TASK DESCRIPTION: Give back exactly the lines from the one with "Clone this chart in matplotlib." through the one with "b_star = [False, True, True, True, False]", inclusive, without the images.

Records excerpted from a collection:
>> start
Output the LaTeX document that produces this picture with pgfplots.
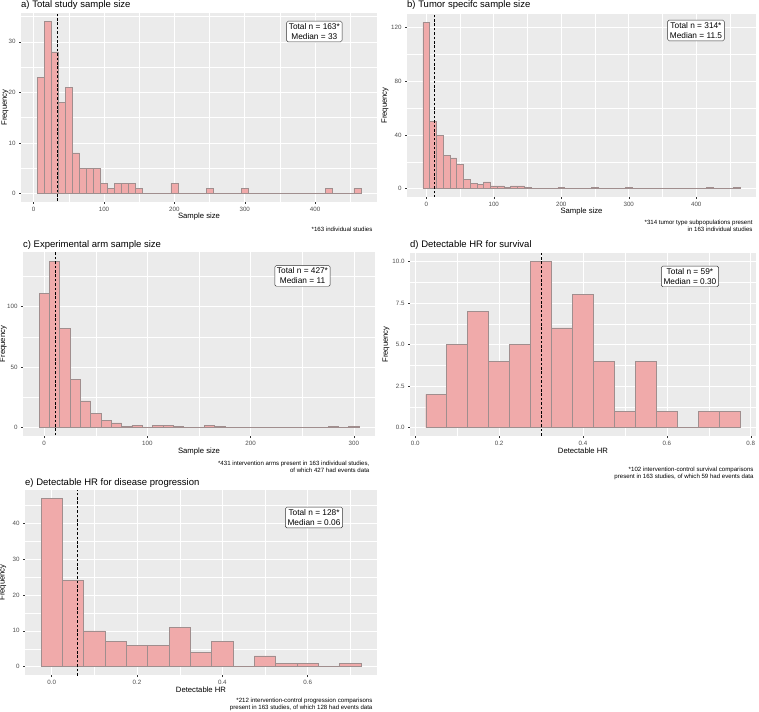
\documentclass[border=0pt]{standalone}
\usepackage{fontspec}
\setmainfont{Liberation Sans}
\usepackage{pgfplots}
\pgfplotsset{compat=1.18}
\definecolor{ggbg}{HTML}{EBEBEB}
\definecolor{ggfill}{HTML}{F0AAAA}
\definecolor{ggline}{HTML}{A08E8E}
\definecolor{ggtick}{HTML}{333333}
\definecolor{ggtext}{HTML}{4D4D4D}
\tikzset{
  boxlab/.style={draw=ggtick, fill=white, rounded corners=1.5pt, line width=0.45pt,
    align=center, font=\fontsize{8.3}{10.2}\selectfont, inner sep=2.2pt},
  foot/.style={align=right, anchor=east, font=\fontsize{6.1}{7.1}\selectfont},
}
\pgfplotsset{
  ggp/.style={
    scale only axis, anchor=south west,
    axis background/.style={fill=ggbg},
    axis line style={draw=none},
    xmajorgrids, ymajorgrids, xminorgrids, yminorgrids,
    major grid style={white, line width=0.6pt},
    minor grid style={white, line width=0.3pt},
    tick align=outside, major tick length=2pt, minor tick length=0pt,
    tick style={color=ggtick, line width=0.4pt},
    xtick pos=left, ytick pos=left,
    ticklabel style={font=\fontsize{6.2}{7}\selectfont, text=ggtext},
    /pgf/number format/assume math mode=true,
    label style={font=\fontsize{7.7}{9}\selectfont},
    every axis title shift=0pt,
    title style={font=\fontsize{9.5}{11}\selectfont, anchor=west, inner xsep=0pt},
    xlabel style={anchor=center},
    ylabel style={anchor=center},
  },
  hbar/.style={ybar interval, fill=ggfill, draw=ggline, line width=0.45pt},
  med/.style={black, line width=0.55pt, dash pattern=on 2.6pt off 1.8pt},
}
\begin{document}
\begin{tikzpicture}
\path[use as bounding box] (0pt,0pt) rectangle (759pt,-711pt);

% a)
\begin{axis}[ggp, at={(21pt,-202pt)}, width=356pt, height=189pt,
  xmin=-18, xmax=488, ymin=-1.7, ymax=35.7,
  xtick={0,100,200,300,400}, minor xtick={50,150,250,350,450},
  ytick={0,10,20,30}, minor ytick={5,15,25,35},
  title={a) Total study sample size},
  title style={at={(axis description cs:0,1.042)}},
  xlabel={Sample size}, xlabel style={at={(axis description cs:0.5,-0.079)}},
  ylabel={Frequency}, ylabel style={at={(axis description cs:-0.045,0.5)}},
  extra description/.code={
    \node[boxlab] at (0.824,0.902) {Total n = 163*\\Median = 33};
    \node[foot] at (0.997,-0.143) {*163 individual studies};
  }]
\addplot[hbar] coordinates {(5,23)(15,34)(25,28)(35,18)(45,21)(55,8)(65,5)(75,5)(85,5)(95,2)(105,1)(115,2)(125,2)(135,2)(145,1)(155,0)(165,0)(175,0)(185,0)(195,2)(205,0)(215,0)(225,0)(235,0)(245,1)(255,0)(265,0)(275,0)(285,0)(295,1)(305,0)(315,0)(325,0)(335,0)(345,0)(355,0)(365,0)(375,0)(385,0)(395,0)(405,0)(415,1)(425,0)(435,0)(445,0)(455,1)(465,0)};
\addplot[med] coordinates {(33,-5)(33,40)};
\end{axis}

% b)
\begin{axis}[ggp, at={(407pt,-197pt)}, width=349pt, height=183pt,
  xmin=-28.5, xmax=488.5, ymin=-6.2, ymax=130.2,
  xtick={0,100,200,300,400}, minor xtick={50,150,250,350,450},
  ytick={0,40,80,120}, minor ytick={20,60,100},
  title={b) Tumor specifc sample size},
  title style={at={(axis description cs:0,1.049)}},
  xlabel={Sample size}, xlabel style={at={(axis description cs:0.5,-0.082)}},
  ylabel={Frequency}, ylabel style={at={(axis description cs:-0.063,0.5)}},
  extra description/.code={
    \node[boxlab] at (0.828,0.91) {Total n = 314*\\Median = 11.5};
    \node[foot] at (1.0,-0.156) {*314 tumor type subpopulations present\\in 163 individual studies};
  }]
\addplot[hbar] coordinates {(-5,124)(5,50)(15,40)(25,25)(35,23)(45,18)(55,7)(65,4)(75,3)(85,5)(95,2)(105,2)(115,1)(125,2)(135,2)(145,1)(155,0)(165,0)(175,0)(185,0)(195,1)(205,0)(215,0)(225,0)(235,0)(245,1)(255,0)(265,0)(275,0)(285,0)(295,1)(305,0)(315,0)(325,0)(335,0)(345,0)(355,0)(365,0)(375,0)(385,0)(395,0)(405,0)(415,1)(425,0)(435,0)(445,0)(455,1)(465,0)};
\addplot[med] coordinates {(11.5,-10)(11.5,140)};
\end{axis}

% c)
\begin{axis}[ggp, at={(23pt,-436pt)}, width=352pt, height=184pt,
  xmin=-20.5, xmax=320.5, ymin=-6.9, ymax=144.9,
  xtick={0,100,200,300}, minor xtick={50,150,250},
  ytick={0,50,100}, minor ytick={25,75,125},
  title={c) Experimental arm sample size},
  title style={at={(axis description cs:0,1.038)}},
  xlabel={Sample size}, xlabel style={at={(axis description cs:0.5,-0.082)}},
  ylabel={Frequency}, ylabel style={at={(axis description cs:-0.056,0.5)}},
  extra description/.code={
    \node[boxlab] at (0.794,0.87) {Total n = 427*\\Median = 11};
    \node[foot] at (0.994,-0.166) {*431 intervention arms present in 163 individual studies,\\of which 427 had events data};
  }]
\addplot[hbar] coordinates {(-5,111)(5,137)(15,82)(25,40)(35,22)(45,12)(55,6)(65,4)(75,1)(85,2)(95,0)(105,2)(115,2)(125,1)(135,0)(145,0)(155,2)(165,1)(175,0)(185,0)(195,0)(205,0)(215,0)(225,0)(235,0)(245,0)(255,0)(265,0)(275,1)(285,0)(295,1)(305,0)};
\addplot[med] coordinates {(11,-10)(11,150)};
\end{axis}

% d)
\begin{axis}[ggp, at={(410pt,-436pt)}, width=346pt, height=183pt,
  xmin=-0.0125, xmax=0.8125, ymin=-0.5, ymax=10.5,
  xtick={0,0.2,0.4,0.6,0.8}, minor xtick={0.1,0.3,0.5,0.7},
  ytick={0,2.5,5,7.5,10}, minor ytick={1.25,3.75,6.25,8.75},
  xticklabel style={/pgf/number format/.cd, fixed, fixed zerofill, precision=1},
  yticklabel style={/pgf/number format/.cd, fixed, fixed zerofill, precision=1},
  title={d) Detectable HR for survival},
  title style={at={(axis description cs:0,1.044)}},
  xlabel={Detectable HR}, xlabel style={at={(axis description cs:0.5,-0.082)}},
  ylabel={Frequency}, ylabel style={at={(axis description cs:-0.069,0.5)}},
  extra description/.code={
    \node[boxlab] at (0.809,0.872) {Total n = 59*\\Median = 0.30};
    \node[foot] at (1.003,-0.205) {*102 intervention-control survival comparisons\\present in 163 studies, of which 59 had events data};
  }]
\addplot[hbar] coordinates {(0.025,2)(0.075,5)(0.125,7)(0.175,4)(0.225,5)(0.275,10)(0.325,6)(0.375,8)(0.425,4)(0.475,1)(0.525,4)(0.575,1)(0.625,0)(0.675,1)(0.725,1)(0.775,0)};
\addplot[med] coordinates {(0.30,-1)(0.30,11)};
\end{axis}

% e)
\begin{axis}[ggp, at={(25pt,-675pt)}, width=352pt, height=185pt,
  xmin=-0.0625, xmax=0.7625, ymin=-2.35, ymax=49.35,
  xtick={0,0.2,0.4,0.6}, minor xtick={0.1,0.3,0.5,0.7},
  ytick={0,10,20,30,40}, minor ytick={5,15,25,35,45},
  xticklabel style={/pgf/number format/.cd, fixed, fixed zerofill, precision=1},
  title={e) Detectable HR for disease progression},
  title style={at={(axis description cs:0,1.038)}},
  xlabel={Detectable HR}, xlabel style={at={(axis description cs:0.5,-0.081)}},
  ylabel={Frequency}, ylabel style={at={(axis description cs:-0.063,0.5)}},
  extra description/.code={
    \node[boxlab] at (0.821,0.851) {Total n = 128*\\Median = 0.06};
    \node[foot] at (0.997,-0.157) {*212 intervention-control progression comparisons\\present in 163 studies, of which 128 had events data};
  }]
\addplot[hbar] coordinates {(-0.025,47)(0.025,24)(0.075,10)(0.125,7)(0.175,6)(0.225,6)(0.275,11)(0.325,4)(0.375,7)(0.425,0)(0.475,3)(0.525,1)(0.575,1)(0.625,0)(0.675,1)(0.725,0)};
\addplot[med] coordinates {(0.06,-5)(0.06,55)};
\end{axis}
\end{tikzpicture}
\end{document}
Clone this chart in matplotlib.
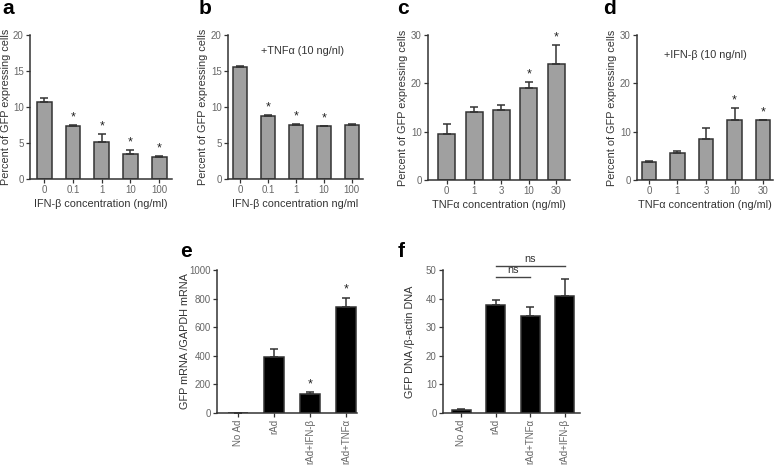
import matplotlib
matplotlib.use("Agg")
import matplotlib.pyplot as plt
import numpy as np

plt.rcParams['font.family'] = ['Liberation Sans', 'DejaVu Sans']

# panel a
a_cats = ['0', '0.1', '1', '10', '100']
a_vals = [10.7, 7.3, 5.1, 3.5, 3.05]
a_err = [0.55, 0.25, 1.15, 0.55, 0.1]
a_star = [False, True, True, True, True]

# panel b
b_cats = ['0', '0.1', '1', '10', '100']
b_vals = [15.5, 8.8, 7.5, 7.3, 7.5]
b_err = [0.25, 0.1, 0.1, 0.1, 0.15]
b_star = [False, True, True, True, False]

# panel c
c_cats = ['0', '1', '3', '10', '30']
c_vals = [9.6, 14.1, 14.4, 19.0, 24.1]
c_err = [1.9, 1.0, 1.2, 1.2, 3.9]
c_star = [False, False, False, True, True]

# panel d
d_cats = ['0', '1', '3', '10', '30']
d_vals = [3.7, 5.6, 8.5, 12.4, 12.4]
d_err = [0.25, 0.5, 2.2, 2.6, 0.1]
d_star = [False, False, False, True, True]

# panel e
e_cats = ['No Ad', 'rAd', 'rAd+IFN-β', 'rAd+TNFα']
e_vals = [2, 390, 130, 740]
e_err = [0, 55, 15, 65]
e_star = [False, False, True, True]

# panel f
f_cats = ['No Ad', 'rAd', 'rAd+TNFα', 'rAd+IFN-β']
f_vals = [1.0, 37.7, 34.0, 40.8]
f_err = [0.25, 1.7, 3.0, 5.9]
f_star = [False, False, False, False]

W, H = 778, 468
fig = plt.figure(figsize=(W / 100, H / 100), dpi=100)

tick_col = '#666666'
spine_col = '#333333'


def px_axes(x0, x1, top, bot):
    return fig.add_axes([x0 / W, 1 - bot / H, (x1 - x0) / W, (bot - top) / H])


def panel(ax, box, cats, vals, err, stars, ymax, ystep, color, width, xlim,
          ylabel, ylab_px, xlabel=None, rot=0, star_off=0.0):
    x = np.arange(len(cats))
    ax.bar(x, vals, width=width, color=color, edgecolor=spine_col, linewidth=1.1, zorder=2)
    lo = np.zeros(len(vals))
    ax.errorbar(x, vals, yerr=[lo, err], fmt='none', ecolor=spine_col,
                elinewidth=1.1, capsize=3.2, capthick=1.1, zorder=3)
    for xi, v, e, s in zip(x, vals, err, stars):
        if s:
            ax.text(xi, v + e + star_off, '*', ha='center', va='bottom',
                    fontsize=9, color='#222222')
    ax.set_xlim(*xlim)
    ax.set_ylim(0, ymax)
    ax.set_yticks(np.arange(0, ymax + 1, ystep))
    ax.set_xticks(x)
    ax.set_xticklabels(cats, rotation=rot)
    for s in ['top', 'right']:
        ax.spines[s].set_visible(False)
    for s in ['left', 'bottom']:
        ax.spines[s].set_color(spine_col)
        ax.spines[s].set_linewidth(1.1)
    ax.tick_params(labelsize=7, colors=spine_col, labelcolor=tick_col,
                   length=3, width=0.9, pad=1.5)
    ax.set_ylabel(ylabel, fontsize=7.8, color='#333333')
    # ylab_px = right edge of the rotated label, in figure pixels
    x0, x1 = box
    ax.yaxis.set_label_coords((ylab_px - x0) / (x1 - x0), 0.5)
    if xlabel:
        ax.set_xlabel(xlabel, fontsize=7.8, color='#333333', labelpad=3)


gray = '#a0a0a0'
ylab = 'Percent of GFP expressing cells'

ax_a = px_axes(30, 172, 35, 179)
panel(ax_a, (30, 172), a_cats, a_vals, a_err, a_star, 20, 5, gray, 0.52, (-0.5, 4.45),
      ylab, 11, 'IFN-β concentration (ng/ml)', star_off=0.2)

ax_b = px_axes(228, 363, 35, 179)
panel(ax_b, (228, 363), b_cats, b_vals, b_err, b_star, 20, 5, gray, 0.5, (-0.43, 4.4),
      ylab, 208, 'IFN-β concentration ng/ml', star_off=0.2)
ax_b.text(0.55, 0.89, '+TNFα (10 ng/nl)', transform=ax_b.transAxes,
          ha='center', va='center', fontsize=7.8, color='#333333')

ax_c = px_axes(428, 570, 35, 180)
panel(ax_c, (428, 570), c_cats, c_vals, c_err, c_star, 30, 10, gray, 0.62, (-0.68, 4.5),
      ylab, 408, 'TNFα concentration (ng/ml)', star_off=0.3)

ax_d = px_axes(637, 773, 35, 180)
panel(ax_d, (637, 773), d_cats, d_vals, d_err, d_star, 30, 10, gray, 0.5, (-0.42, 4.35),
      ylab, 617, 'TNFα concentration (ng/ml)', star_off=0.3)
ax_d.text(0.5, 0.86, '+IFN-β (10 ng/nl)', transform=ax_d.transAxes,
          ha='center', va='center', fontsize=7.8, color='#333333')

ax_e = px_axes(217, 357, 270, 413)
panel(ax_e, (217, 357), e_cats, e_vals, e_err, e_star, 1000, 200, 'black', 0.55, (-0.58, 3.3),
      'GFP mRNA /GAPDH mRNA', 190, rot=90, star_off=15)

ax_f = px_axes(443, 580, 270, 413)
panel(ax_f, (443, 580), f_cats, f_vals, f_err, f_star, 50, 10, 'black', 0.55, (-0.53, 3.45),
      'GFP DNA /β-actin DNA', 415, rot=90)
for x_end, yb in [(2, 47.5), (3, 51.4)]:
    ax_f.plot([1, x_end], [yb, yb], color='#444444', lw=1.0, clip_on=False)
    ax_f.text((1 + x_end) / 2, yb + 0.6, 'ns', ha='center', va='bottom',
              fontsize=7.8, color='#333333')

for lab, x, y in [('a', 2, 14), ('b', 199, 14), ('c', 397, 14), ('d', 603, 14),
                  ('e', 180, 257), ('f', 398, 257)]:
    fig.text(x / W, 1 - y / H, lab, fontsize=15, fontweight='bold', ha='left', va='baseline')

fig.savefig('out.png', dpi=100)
>> end
RESULT OF THE TASK:
Clone this chart in matplotlib.
import matplotlib
matplotlib.use("Agg")
import matplotlib.pyplot as plt
import numpy as np

plt.rcParams['font.family'] = ['Liberation Sans', 'DejaVu Sans']

# panel a
a_cats = ['0', '0.1', '1', '10', '100']
a_vals = [10.7, 7.3, 5.1, 3.5, 3.05]
a_err = [0.55, 0.25, 1.15, 0.55, 0.1]
a_star = [False, True, True, True, True]

# panel b
b_cats = ['0', '0.1', '1', '10', '100']
b_vals = [15.5, 8.8, 7.5, 7.3, 7.5]
b_err = [0.25, 0.1, 0.1, 0.1, 0.15]
b_star = [False, True, True, True, False]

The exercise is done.